Roads are one of the most basic forms of infrastructure. More than half of all official development assistance for economic infrastructure between 2005 and 2013 – at least $60 billion worldwide – went to road projects. Is all that investment worthwhile?
New roads raise incomes and consumption for people living near them, and they produce the largest impacts in countries with very low road densities, such as Ethiopia, Madagascar, Peru, Tanzania, or Uganda. In addition to raising agricultural outputs, new roads also appear to promote non-farm employment. Benefits are smaller in places where road networks are already denser.
In places with few existing roads, new road investments seem to provide far more economic benefits than they cost. One study from Uganda found that the economic payoff was seven times larger than the cost of the roads’ construction. It estimated that an investment of US$10,000 at 2013 prices would lift 261 people out of poverty if invested in similar Ugandan roads. But cost analyses have been conducted infrequently and it is difficult to measure all of the economic changes that new roads produce, leading to methodological challenges and uncertain estimates.

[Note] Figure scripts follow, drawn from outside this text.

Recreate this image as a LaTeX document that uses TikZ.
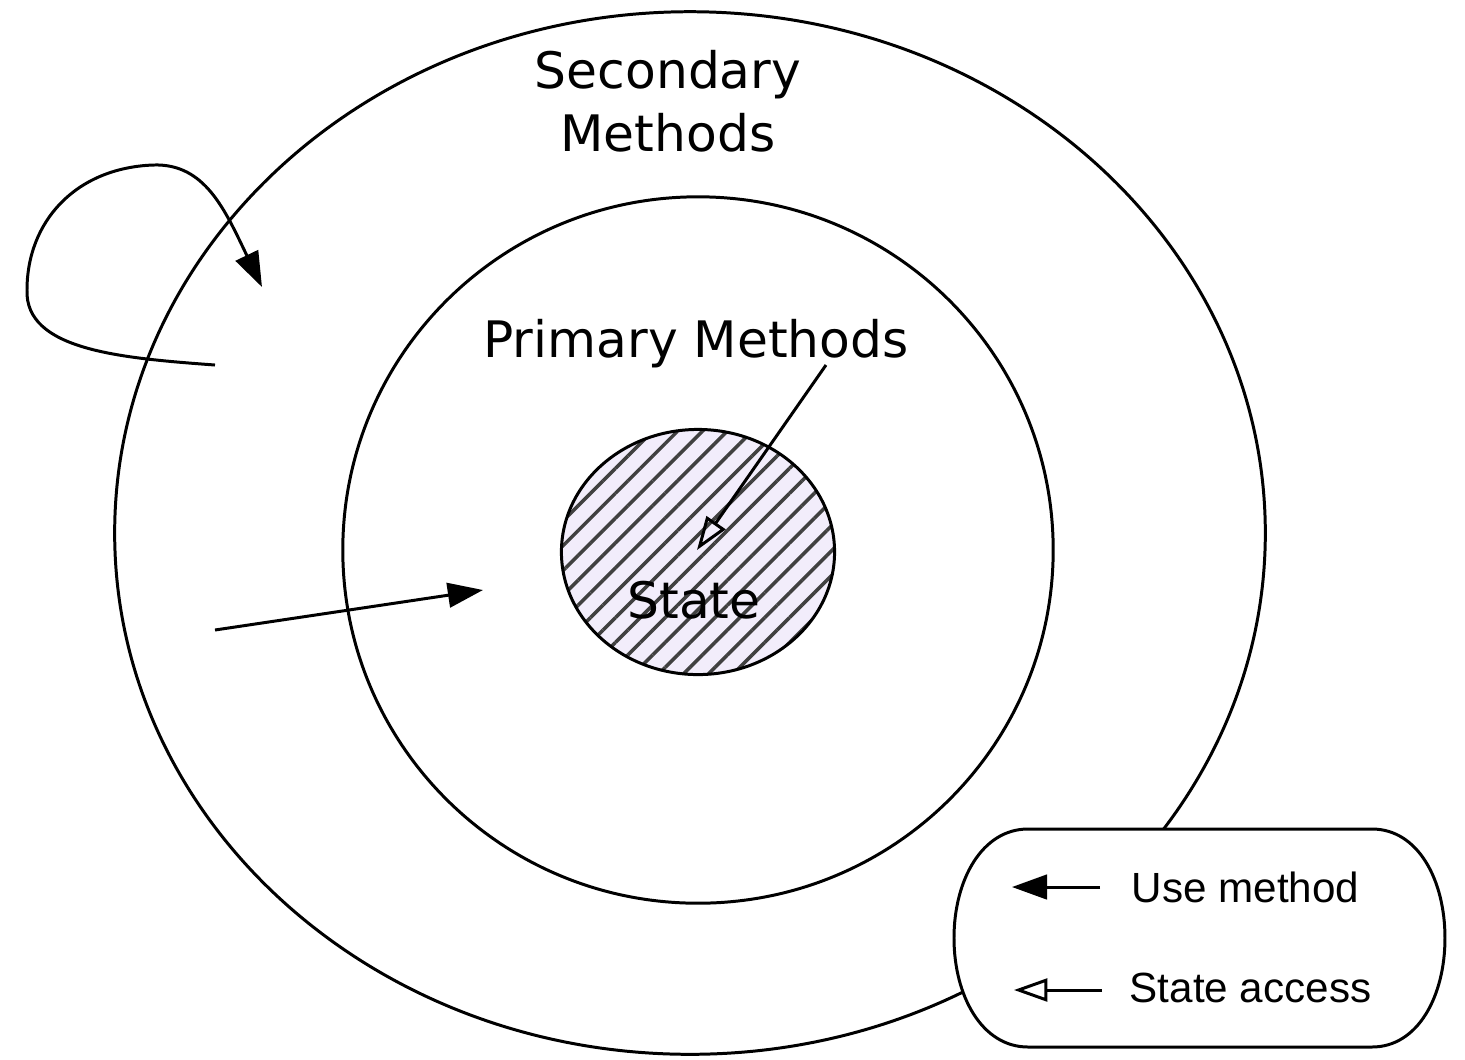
\documentclass[tikz,border=0pt]{standalone}
\usepackage{fontspec}
\setmainfont{DejaVu Sans}
\newfontfamily\legendfont{Liberation Sans}
\usetikzlibrary{positioning, shapes.geometric, arrows.meta, patterns.meta}
\definecolor{statefill}{HTML}{F2EDFB}
\tikzstyle{ring} = [ellipse, draw=black, line width=0.85pt, inner sep=0pt]
\tikzstyle{statering} = [ring, preaction={fill=statefill}, pattern={Lines[angle=45, distance=5pt, line width=1pt]}, pattern color=black!75]
\tikzstyle{title} = [font=\fontsize{14.3}{17.9}\selectfont, align=center, inner sep=0pt]
\tikzstyle{legendframe} = [draw=black, line width=0.85pt, fill=white]
\tikzstyle{legendtext} = [font=\legendfont\fontsize{12}{14}\selectfont, inner sep=0pt, anchor=base west]
\tikzstyle{usearrow} = [line width=0.85pt, -{Triangle[length=10pt, width=7pt]}]
\tikzstyle{accessarrow} = [line width=0.85pt, -{Triangle[open, length=9.5pt, width=6.5pt]}]

\begin{document}
\begin{tikzpicture}[x=0.01cm, y=-0.01cm]
\useasboundingbox (0,0) rectangle (1465,1059);

\node (SECONDARY) [ring, minimum width=11.5cm, minimum height=10.42cm] at (690,533) {};
\node (PRIMARY) [ring, minimum width=7.1cm, minimum height=7.06cm] at (698,550) {};
\node (STATE) [statering, minimum width=2.73cm, minimum height=2.45cm] at (698,552) {};

\node (SECONDARY_LABEL) [title] at (668,101) {Secondary\\Methods};
\node (PRIMARY_LABEL) [title] at (696,344) {Primary Methods};
\node (STATE_LABEL) [title] at (694,600) {State};

% arrows coming in from outside
\coordinate (LOOP_FROM) at (215,365);
\coordinate (LOOP_TO) at (262,287);
\coordinate (OUTER_FROM) at (215,630);
\coordinate (OUTER_TO) at (483,590);
\coordinate (ACCESS_FROM) at (826,365);
\coordinate (ACCESS_TO) at (697,550);

\draw [usearrow] (LOOP_FROM) .. controls (120,358) and (25,350) .. (27,290)
  .. controls (27,222) and (75,168) .. (153,165)
  .. controls (205,163) and (225,210) .. (LOOP_TO);
\draw [usearrow] (OUTER_FROM) -- (OUTER_TO);
\draw [accessarrow] (ACCESS_FROM) -- (ACCESS_TO);

% legend
\draw [legendframe] (1028,829) -- (1372,829)
  .. controls (1418,829) and (1445,880) .. (1445,938)
  .. controls (1445,996) and (1418,1047) .. (1372,1047) -- (1028,1047)
  .. controls (982,1047) and (954,996) .. (954,938)
  .. controls (954,880) and (982,829) .. cycle;
\node (USE_TEXT) [legendtext] at (1131,902) {Use method};
\node (ACCESS_TEXT) [legendtext] at (1129,1002) {State access};
\coordinate (USE_FROM) at (1100,887);
\coordinate (USE_TO) at (1012,887);
\coordinate (KEY_FROM) at (1102,990);
\coordinate (KEY_TO) at (1014,990);
\draw [usearrow] (USE_FROM) -- (USE_TO);
\draw [accessarrow] (KEY_FROM) -- (KEY_TO);

\end{tikzpicture}
\end{document}
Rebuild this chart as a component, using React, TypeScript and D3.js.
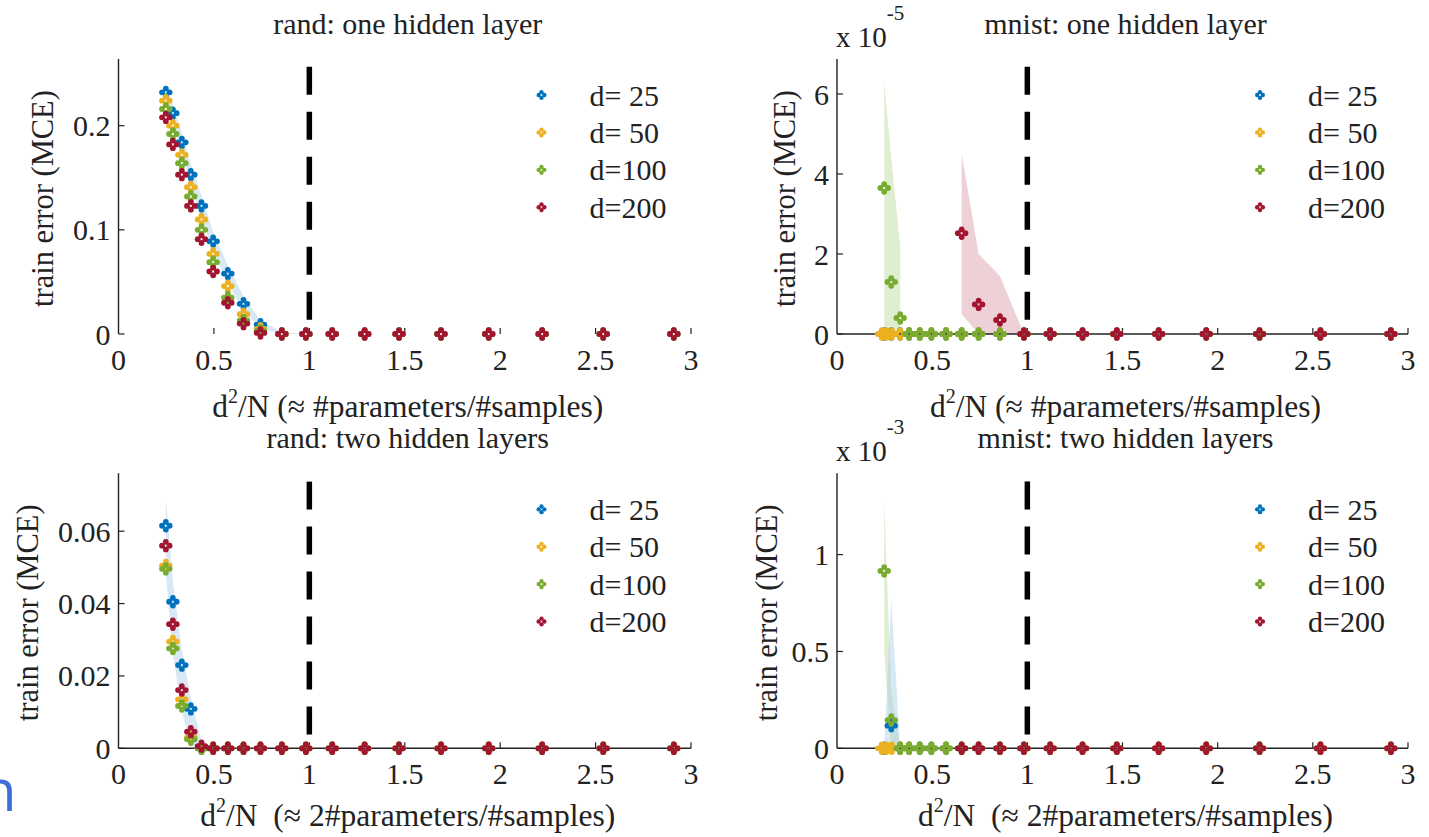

All this evidence comes from a DFID-funded systematic review of road investments for poverty reduction. This review combines results from 56 studies conducted around the world, yielding more robust findings than individual case studies, where location-specific quirks can shape results. The studies in the review looked at a range of different outcomes, including health, education, and agricultural activities.
The finding that new roads raise income and consumption for nearby residents is supported by the strongest base of evidence in the review, with 27 separate studies investigating those outcomes. Many of those studies found very large positive effects, some found smaller effects, and a few found no effects. However, no studies found negative income or consumption effects.
“There is a strong indication that road impact is influenced by road density,” the review’s authors write. The largest positive effects came in places where road networks were extremely limited with respect to space and population, such as Ethiopia. In contrast, some studies in places with dense road networks – like Thailand – found negligible effects.
Some studies also found that basic feeder roads, and lower-quality roads in rural areas, yielded greater economic benefits than the construction of higher-quality, paved roads in denser areas which already had basic roads. These findings, however, are based on fewer studies than the general results above.
Benefit-cost calculations were included in only five of the studies. These benefit-to-cost ratios ranged from a high of 9.13 in Tanzania – where the road network was not dense – to a low of 0.86 in Thailand, which had a relatively dense road network. All of these studies with benefit-cost calculations were conducted in association with the International Food Policy Research Institute.
These benefit-cost estimates should only be viewed as ballpark figures, because of how much methodological choices can change the results. For example, in the paper on Thailand, some of the estimated benefit-cost ratios changed by about a factor of two between the initial working paper and the final published version. The underlying data and general modeling approach remained identical, the only difference was the addition of a few control variables.
This limited base of benefit-cost evidence and the instability of the results are even more worrisome given that road projects have been cited as one of the types of development interventions where cost-benefit analyses are more prevalent. During one of 3ie’s panels on cost-evidence during our Virtual Evidence Weeks, Mark Sundberg, deputy vice president and chief economist of the Millennium Challenge Corporation, said that benefit-cost analyses of large infrastructure projects like road construction were relatively “straightforward,” especially when compared to policy or institutional reform projects. Much of the panel focused on the need for more attention on benefit-cost analyses in impact evaluations.
Another methodological challenge in evaluating the impact of roads is picking the right counterfactual comparison. As the systematic review notes, “rural road investments are not ‘dropped at random’ across the countryside.” The papers in the review addressed this challenge in a variety of ways, frequently using propensity score matching to compare communities along a new road to similar communities elsewhere. Others used a difference-in-difference approach, comparing changes in economic activity where the roads were placed with changes in areas where no roads were built. These strategies are not perfect, as the review’s authors write: “time-varying factors such as roads being built in areas of high growth potential cannot be addressed.”